If the direction ratios of two lines are \( (3,0,2) \) and \( (0,2,k) \), and \( \theta \) is the angle between them, and if \( |\cos \theta| = \frac{6}{13} \), then \( k = \)

• A. \( \pm 2 \)
• B. \( \pm 3 \)
• C. \( \pm 5 \)
• D. \( \pm 7 \)

Hint:

For finding the angle between two lines using direction ratios, use the formula \( \cos \theta = \frac{l_1 l_2 + m_1 m_2 + n_1 n_2}{\sqrt{l_1^2 + m_1^2 + n_1^2} \cdot \sqrt{l_2^2 + m_2^2 + n_2^2}} \).
- The magnitude of the cosine value can help to simplify the equation for \( k \).

Answer 1

The Correct Option is B

The formula for the cosine of the angle between two vectors is given by: \[ \cos \theta = \frac{l_1 l_2 + m_1 m_2 + n_1 n_2}{\sqrt{l_1^2 + m_1^2 + n_1^2} \cdot \sqrt{l_2^2 + m_2^2 + n_2^2}} \] Here, the direction ratios of the two lines are \( (3,0,2) \) and \( (0,2,k) \).
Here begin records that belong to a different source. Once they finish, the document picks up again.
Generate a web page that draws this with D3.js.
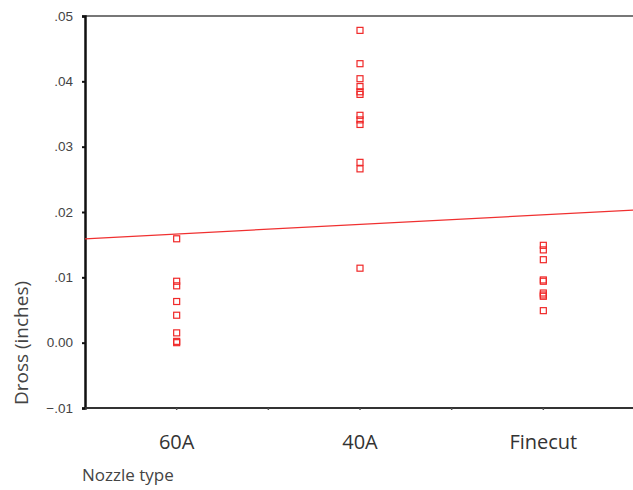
<!DOCTYPE html>
<html>
<head>
<meta charset="utf-8">
<script src="https://cdn.jsdelivr.net/npm/d3@7"></script>
<style>
  body { margin: 0; background: #fff; }
  svg { display: block; }
</style>
</head>
<body>
<svg width="633" height="490"></svg>
<script>
const nozzles = ["60A", "40A", "Finecut"]
const dross60A = [0.0159, 0.0094, 0.0087, 0.0063, 0.0042, 0.0015, 0.0002, 0.0000]
const dross40A = [0.0478, 0.0427, 0.0404, 0.0392, 0.0384, 0.0380, 0.0348, 0.0341, 0.0334,
                  0.0276, 0.0266, 0.0114]
const drossFinecut = [0.0149, 0.0142, 0.0127, 0.0096, 0.0094, 0.0076, 0.0073, 0.0071, 0.0049]
const yTicks = [-0.01, 0.00, 0.01, 0.02, 0.03, 0.04, 0.05]
// fit line read at left and right edge of plot
const fitLine = [{pos: 0, v: 0.0159}, {pos: 1, v: 0.0203}]

const svg = d3.select("svg")
const plotL = 85, plotR = 635, plotT = 16, plotB = 408

const x = d3.scaleBand().domain(nozzles).range([plotL, plotR])
const y = d3.scaleLinear().domain([-0.01, 0.05]).range([plotB, plotT])
const xEdge = d3.scaleLinear().domain([0, 1]).range([plotL, plotR])

const fmt = v => {
  if (Math.abs(v) < 1e-9) return "0.00"
  return d3.format(".2f")(v).replace("0.", ".")
}

// top frame line
svg.append("line")
  .attr("x1", plotL).attr("x2", plotR)
  .attr("y1", plotT).attr("y2", plotT)
  .attr("stroke", "#777").attr("stroke-width", 2)

// y axis
const yAxis = svg.append("g")
  .attr("transform", "translate(" + plotL + ",0)")
  .call(d3.axisLeft(y).tickValues(yTicks).tickFormat(fmt).tickSize(3).tickPadding(9))
yAxis.select(".domain").attr("stroke", "#111").attr("stroke-width", 2.5)
yAxis.selectAll(".tick line").attr("stroke", "#111").attr("stroke-width", 2)
yAxis.selectAll(".tick text")
  .attr("font-family", "Liberation Sans, Arial, sans-serif")
  .attr("font-size", 13.5).attr("fill", "#444")

// x axis with minor ticks at band edges
const edges = nozzles.map(d => x(d)).concat([plotR])
svg.append("line")
  .attr("x1", plotL).attr("x2", plotR)
  .attr("y1", plotB).attr("y2", plotB)
  .attr("stroke", "#333").attr("stroke-width", 2)
svg.selectAll("line.xtick")
  .data(nozzles.map(d => x(d) + x.bandwidth() / 2).concat(edges.slice(1, 3)))
  .enter().append("line")
  .attr("class", "xtick")
  .attr("x1", d => d).attr("x2", d => d)
  .attr("y1", plotB).attr("y2", plotB + 2)
  .attr("stroke", "#555").attr("stroke-width", 1.5)
svg.selectAll("text.xlab")
  .data(nozzles).enter().append("text")
  .attr("class", "xlab")
  .attr("x", d => x(d) + x.bandwidth() / 2)
  .attr("y", 449)
  .attr("text-anchor", "middle")
  .attr("font-family", "Open Sans, sans-serif")
  .attr("font-size", 20).attr("fill", "#333")
  .text(d => d)

svg.append("text")
  .attr("x", plotL - 3).attr("y", 481)
  .attr("font-family", "Open Sans, sans-serif")
  .attr("font-size", 17).attr("fill", "#444")
  .text("Nozzle type")

svg.append("text")
  .attr("transform", "translate(28,343) rotate(-90)")
  .attr("text-anchor", "middle")
  .attr("font-family", "Open Sans, sans-serif")
  .attr("font-size", 19).attr("fill", "#444")
  .text("Dross (inches)")

// fit line
svg.append("line")
  .attr("x1", xEdge(fitLine[0].pos)).attr("y1", y(fitLine[0].v))
  .attr("x2", xEdge(fitLine[1].pos)).attr("y2", y(fitLine[1].v))
  .attr("stroke", "#f03030").attr("stroke-width", 1.3)

// points
const points = []
;[dross60A, dross40A, drossFinecut].forEach((arr, i) => {
  arr.forEach(v => points.push({nozzle: nozzles[i], v: v}))
})
svg.selectAll("rect.pt")
  .data(points).enter().append("rect")
  .attr("class", "pt")
  .attr("x", d => x(d.nozzle) + x.bandwidth() / 2 - 3)
  .attr("y", d => y(d.v) - 3)
  .attr("width", 6).attr("height", 6)
  .attr("fill", "none")
  .attr("stroke", "#f02828").attr("stroke-width", 1.2)
</script>
</body>
</html>
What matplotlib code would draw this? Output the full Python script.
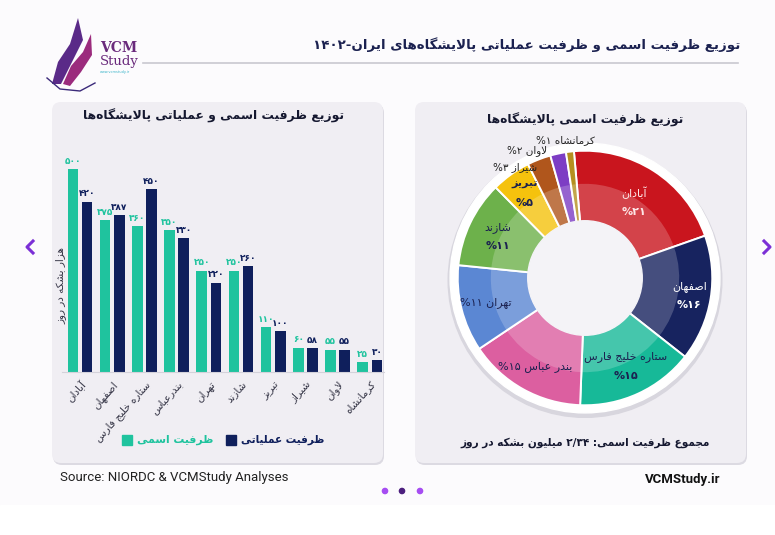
import numpy as np
import matplotlib
matplotlib.use("Agg")
import matplotlib.pyplot as plt
from matplotlib.patches import FancyBboxPatch, Rectangle, Circle, Wedge, Polygon

# ---- داده‌ها ----
refineries = ["آبادان", "اصفهان", "ستاره خلیج فارس", "بندرعباس", "تهران",
              "شازند", "تبریز", "شیراز", "لاوان", "کرمانشاه"]
nominal = [500, 375, 360, 350, 250, 250, 110, 60, 55, 25]
operational = [420, 387, 450, 330, 220, 260, 100, 58, 55, 30]

pie_names = ["آبادان", "اصفهان", "ستاره خلیج فارس", "بندر عباس", "تهران",
             "شازند", "تبریز", "شیراز", "لاوان", "کرمانشاه"]
pie_share = [21, 16, 15, 15, 11, 11, 5, 3, 2, 1]
pie_colors = ["#c9151e", "#17235f", "#17b998", "#dc5fa0", "#5b87d3",
              "#6db14b", "#f5c20d", "#b0561c", "#7d3dc4", "#b58f1f"]

TEAL = "#1fc39e"
NAVY = "#0f1f5c"
TEXT = "#1b2150"
PANEL = "#f0eef3"

# ---- شکل‌دهی ساده حروف فارسی (matplotlib خودش متن راست‌به‌چپ را نمی‌چیند) ----
FORMS = {
    "ا": ("\uFE8D", "\uFE8E", None, None), "آ": ("\uFE81", "\uFE82", None, None),
    "ب": ("\uFE8F", "\uFE90", "\uFE91", "\uFE92"), "پ": ("\uFB56", "\uFB57", "\uFB58", "\uFB59"),
    "ت": ("\uFE95", "\uFE96", "\uFE97", "\uFE98"), "ث": ("\uFE99", "\uFE9A", "\uFE9B", "\uFE9C"),
    "ج": ("\uFE9D", "\uFE9E", "\uFE9F", "\uFEA0"), "چ": ("\uFB7A", "\uFB7B", "\uFB7C", "\uFB7D"),
    "ح": ("\uFEA1", "\uFEA2", "\uFEA3", "\uFEA4"), "خ": ("\uFEA5", "\uFEA6", "\uFEA7", "\uFEA8"),
    "د": ("\uFEA9", "\uFEAA", None, None), "ذ": ("\uFEAB", "\uFEAC", None, None),
    "ر": ("\uFEAD", "\uFEAE", None, None), "ز": ("\uFEAF", "\uFEB0", None, None),
    "ژ": ("\uFB8A", "\uFB8B", None, None),
    "س": ("\uFEB1", "\uFEB2", "\uFEB3", "\uFEB4"), "ش": ("\uFEB5", "\uFEB6", "\uFEB7", "\uFEB8"),
    "ص": ("\uFEB9", "\uFEBA", "\uFEBB", "\uFEBC"), "ض": ("\uFEBD", "\uFEBE", "\uFEBF", "\uFEC0"),
    "ط": ("\uFEC1", "\uFEC2", "\uFEC3", "\uFEC4"), "ظ": ("\uFEC5", "\uFEC6", "\uFEC7", "\uFEC8"),
    "ع": ("\uFEC9", "\uFECA", "\uFECB", "\uFECC"), "غ": ("\uFECD", "\uFECE", "\uFECF", "\uFED0"),
    "ف": ("\uFED1", "\uFED2", "\uFED3", "\uFED4"), "ق": ("\uFED5", "\uFED6", "\uFED7", "\uFED8"),
    "ک": ("\uFB8E", "\uFB8F", "\uFB90", "\uFB91"), "گ": ("\uFB92", "\uFB93", "\uFB94", "\uFB95"),
    "ل": ("\uFEDD", "\uFEDE", "\uFEDF", "\uFEE0"), "م": ("\uFEE1", "\uFEE2", "\uFEE3", "\uFEE4"),
    "ن": ("\uFEE5", "\uFEE6", "\uFEE7", "\uFEE8"), "و": ("\uFEED", "\uFEEE", None, None),
    "ه": ("\uFEE9", "\uFEEA", "\uFEEB", "\uFEEC"), "ی": ("\uFBFC", "\uFBFD", "\uFBFE", "\uFBFF"),
}
DIGITS = set("۰۱۲۳۴۵۶۷۸۹0123456789/")


def joins_next(t):
    return t != "LA" and t in FORMS and FORMS[t][2] is not None


def joins_prev(t):
    return t == "LA" or t in FORMS


def shape(s):
    toks, i = [], 0
    while i < len(s):
        if s[i] == "ل" and i + 1 < len(s) and s[i + 1] == "ا":
            toks.append("LA")
            i += 2
        else:
            toks.append(s[i])
            i += 1
    res = []
    for k, t in enumerate(toks):
        jp = k > 0 and joins_next(toks[k - 1]) and joins_prev(t)
        jn = k + 1 < len(toks) and joins_next(t) and joins_prev(toks[k + 1])
        if t == "LA":
            res.append("\uFEFC" if jp else "\uFEFB")
        elif t in FORMS:
            f = FORMS[t]
            res.append(f[3] if jp and jn else f[1] if jp else f[2] if jn else f[0])
        elif t == "\u200c":
            continue
        else:
            res.append(t)
    return "".join(res)


def fa(s):
    # شکل‌دهی + ترتیب دیداری، اعداد چپ‌به‌راست می‌مانند
    lines = []
    for line in s.split("\n"):
        rev = shape(line)[::-1]
        out, run = [], []
        for ch in rev:
            if ch in DIGITS:
                run.append(ch)
            else:
                out.extend(run[::-1])
                run = []
                out.append(ch)
        out.extend(run[::-1])
        lines.append("".join(out))
    return "\n".join(lines)


def fa_num(v):
    return str(v).translate(str.maketrans("0123456789", "۰۱۲۳۴۵۶۷۸۹"))


plt.rcParams["font.family"] = ["DejaVu Sans"]

W, H = 775, 535
fig = plt.figure(figsize=(W / 100, H / 100), dpi=100)
fig.patch.set_facecolor("#fcfbfd")

# پس‌زمینه با مختصات پیکسلی
bg = fig.add_axes([0, 0, 1, 1], zorder=0)
bg.set_xlim(0, W)
bg.set_ylim(H, 0)
bg.axis("off")

bg.add_patch(Rectangle((0, 505), W, 30, color="white", zorder=0))
for x0 in (52, 415):
    bg.add_patch(FancyBboxPatch((x0 + 1, 104), 331, 361, boxstyle="round,pad=0,rounding_size=9",
                                fc="#dcdae2", ec="none", zorder=1))
    bg.add_patch(FancyBboxPatch((x0, 102), 331, 361, boxstyle="round,pad=0,rounding_size=9",
                                fc=PANEL, ec="none", zorder=2))

# لوگو
bg.add_patch(Polygon([(52, 84), (58, 62), (70, 44), (78, 18), (83, 40), (72, 62), (61, 84)],
                     closed=True, fc="#5a2a88", ec="none", zorder=3))
bg.add_patch(Polygon([(63, 84), (71, 66), (83, 52), (91, 34), (92, 55), (81, 72), (70, 86)],
                     closed=True, fc="#9b2b7d", ec="none", zorder=3))
bg.plot([47, 60, 80, 95], [78, 89, 91, 83], color="#3b2a7a", lw=1.0, zorder=3)
bg.text(100, 48, "VCM", fontsize=10, fontweight="bold", family="DejaVu Serif",
        color="#6a2a7c", va="center", zorder=4)
bg.text(100, 62, "Study", fontsize=9.5, family="DejaVu Serif", color="#6a2a7c", va="center", zorder=4)
bg.text(100, 72, "www.vcmstudy.ir", fontsize=2.5, color="#39b4c9", va="center", zorder=4)

# عنوان اصلی
bg.text(740, 45, fa("توزیع ظرفیت اسمی و ظرفیت عملیاتی پالایشگاه\u200cهای ایران-۱۴۰۲"),
        fontsize=9.6, fontweight="bold", color=TEXT, ha="right", va="center", zorder=4)
bg.plot([143, 738], [63, 63], color="#c9c8d0", lw=1.2, zorder=3)

# فلش‌ها و نقطه‌ها
bg.plot([33, 27, 33], [241, 247, 253], color="#7b2fd6", lw=2.2, zorder=4)
bg.plot([764, 770, 764], [241, 247, 253], color="#7b2fd6", lw=2.2, zorder=4)
for xd, cd in zip([385, 402, 420], ["#a64df2", "#4c1f7e", "#a64df2"]):
    bg.add_patch(Circle((xd, 491), 2.6, color=cd, zorder=4))

bg.text(60, 478, "Source: NIORDC & VCMStudy Analyses", fontsize=9.5, family="Roboto",
        color="#222222", va="center", zorder=4)
bg.text(720, 480, "VCMStudy.ir", fontsize=9.5, family="Roboto", fontweight="bold",
        color="#111111", ha="right", va="center", zorder=4)

# ---- نمودار میله‌ای ----
ax = fig.add_axes([62 / W, 1 - 372 / H, (384 - 62) / W, (372 - 150) / H], zorder=2)
ax.patch.set_alpha(0)
x = np.arange(len(refineries))
bw = 0.33
off = 0.22
ax.bar(x - off, nominal, bw, color=TEAL, zorder=2)
ax.bar(x + off, operational, bw, color=NAVY, zorder=2)
for xi, v in zip(x, nominal):
    ax.text(xi - off, v + 8, fa_num(v), ha="center", va="bottom", fontsize=6.5,
            fontweight="bold", color=TEAL)
for xi, v in zip(x, operational):
    ax.text(xi + off, v + 8, fa_num(v), ha="center", va="bottom", fontsize=6.5,
            fontweight="bold", color=NAVY)
ax.set_xlim(-0.56, 9.44)
ax.set_ylim(0, 547)
ax.set_xticks(x)
ax.set_xticklabels([fa(r) for r in refineries], rotation=48, ha="right", va="top",
                   rotation_mode="anchor", fontsize=7.5, color="#333344")
ax.tick_params(axis="x", length=0, pad=5)
ax.set_yticks([])
for s in ["top", "left", "right"]:
    ax.spines[s].set_visible(False)
ax.spines["bottom"].set_color("#d4d2da")
ax.set_ylabel(fa("هزار بشکه در روز"), fontsize=7.5, color="#333344")
ax.yaxis.set_label_coords(0.015, 0.39)

bg.text(214, 116, fa("توزیع ظرفیت اسمی و عملیاتی پالایشگاه\u200cها"), fontsize=8.9,
        fontweight="bold", color="#151830", ha="center", va="center", zorder=4)

# راهنما
bg.add_patch(Rectangle((122, 435), 10, 10, color=TEAL, zorder=4))
bg.text(137, 440, fa("ظرفیت اسمی"), fontsize=7.8, fontweight="bold", color=TEAL,
        va="center", zorder=4)
bg.add_patch(Rectangle((226, 435), 10, 10, color=NAVY, zorder=4))
bg.text(241, 440, fa("ظرفیت عملیاتی"), fontsize=7.6, fontweight="bold", color=NAVY,
        va="center", zorder=4)

# ---- نمودار دونات ----
cx, cy = 585, 278
pax = fig.add_axes([(cx - 140) / W, 1 - (cy + 140) / H, 280 / W, 280 / H], zorder=2)

wedges, _ = pax.pie(pie_share, colors=pie_colors, startangle=95, counterclock=False,
                    radius=1.0, wedgeprops=dict(edgecolor="white", linewidth=1.4))
pax.set_xlim(-1.1, 1.1)
pax.set_ylim(-1.1, 1.1)
pax.set_aspect("equal")
pax.axis("off")

pax.add_patch(Circle((0, -0.02), 1.075, color="#d8d6de", zorder=0))
pax.add_patch(Circle((0, 0), 1.06, color="white", zorder=1))
for w in wedges:
    w.set_zorder(2)
    pax.add_patch(Wedge((0, 0), 0.74, w.theta1, w.theta2, width=0.3,
                        fc="white", alpha=0.2, ec="none", zorder=3))
pax.add_patch(Circle((0, 0), 0.45, color="#f4f3f7", zorder=4))

label_mode = ["stack", "stack", "stack", "inline", "inline", "stack", "stack",
              "out", "out", "out"]
label_r = [0.71, 0.83, 0.76, 0.8, 0.8, 0.76, 0.82, 0, 0, 0]
label_color = ["#fde6e6", "white", TEXT, TEXT, TEXT, TEXT, TEXT, "#222", "#222", "#222"]
out_pos = {7: (-0.38, 0.87), 8: (-0.30, 1.00), 9: (0.08, 1.08)}

for i, w in enumerate(wedges):
    mid = np.deg2rad((w.theta1 + w.theta2) / 2)
    pct = fa_num(pie_share[i])
    if label_mode[i] == "stack":
        lx, ly = label_r[i] * np.cos(mid), label_r[i] * np.sin(mid)
        bold = "bold" if i == 6 else "normal"
        pax.text(lx, ly + 0.07, fa(pie_names[i]), ha="center", va="center", fontsize=8,
                 color=label_color[i], fontweight=bold, zorder=5)
        pax.text(lx, ly - 0.08, "%" + pct, ha="center", va="center", fontsize=8,
                 color=label_color[i], fontweight="bold", zorder=5)
    elif label_mode[i] == "inline":
        lx, ly = label_r[i] * np.cos(mid), label_r[i] * np.sin(mid)
        pax.text(lx, ly, fa(pie_names[i] + " " + pct + "%"), ha="center", va="center",
                 fontsize=8, color=label_color[i], zorder=5)
    else:
        lx, ly = out_pos[i]
        pax.text(lx, ly, fa(pie_names[i] + " " + pct + "%"), ha="right", va="center",
                 fontsize=7.5, color=label_color[i], zorder=5)

bg.text(585, 120, fa("توزیع ظرفیت اسمی پالایشگاه\u200cها"), fontsize=8.9, fontweight="bold",
        color="#151830", ha="center", va="center", zorder=4)
bg.text(585, 443, fa("مجموع ظرفیت اسمی: ۲/۳۴ میلیون بشکه در روز"), fontsize=7.6,
        fontweight="bold", color="#151830", ha="center", va="center", zorder=4)

fig.savefig("out.png", dpi=100, facecolor=fig.get_facecolor())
Using the formula, we have: \[ |\cos \theta| = \frac{3(0) + 0(2) + 2(k)}{\sqrt{3^2 + 0^2 + 2^2} \cdot \sqrt{0^2 + 2^2 + k^2}} = \frac{2k}{\sqrt{9 + 4} \cdot \sqrt{4 + k^2}}. \] Simplifying, we get: \[ \frac{2k}{\sqrt{13} \cdot \sqrt{4 + k^2}} = \frac{6}{13}. \] Squaring both sides: \[ \frac{4k^2}{13(4 + k^2)} = \frac{36}{169}. \] Cross-multiply to solve for \( k \), and we obtain: \[ 4k^2 = \frac{36}{169} \times 13(4 + k^2), \] which simplifies to \( k = \pm 3 \). Thus, the correct answer is \( \boxed{k = \pm 3} \).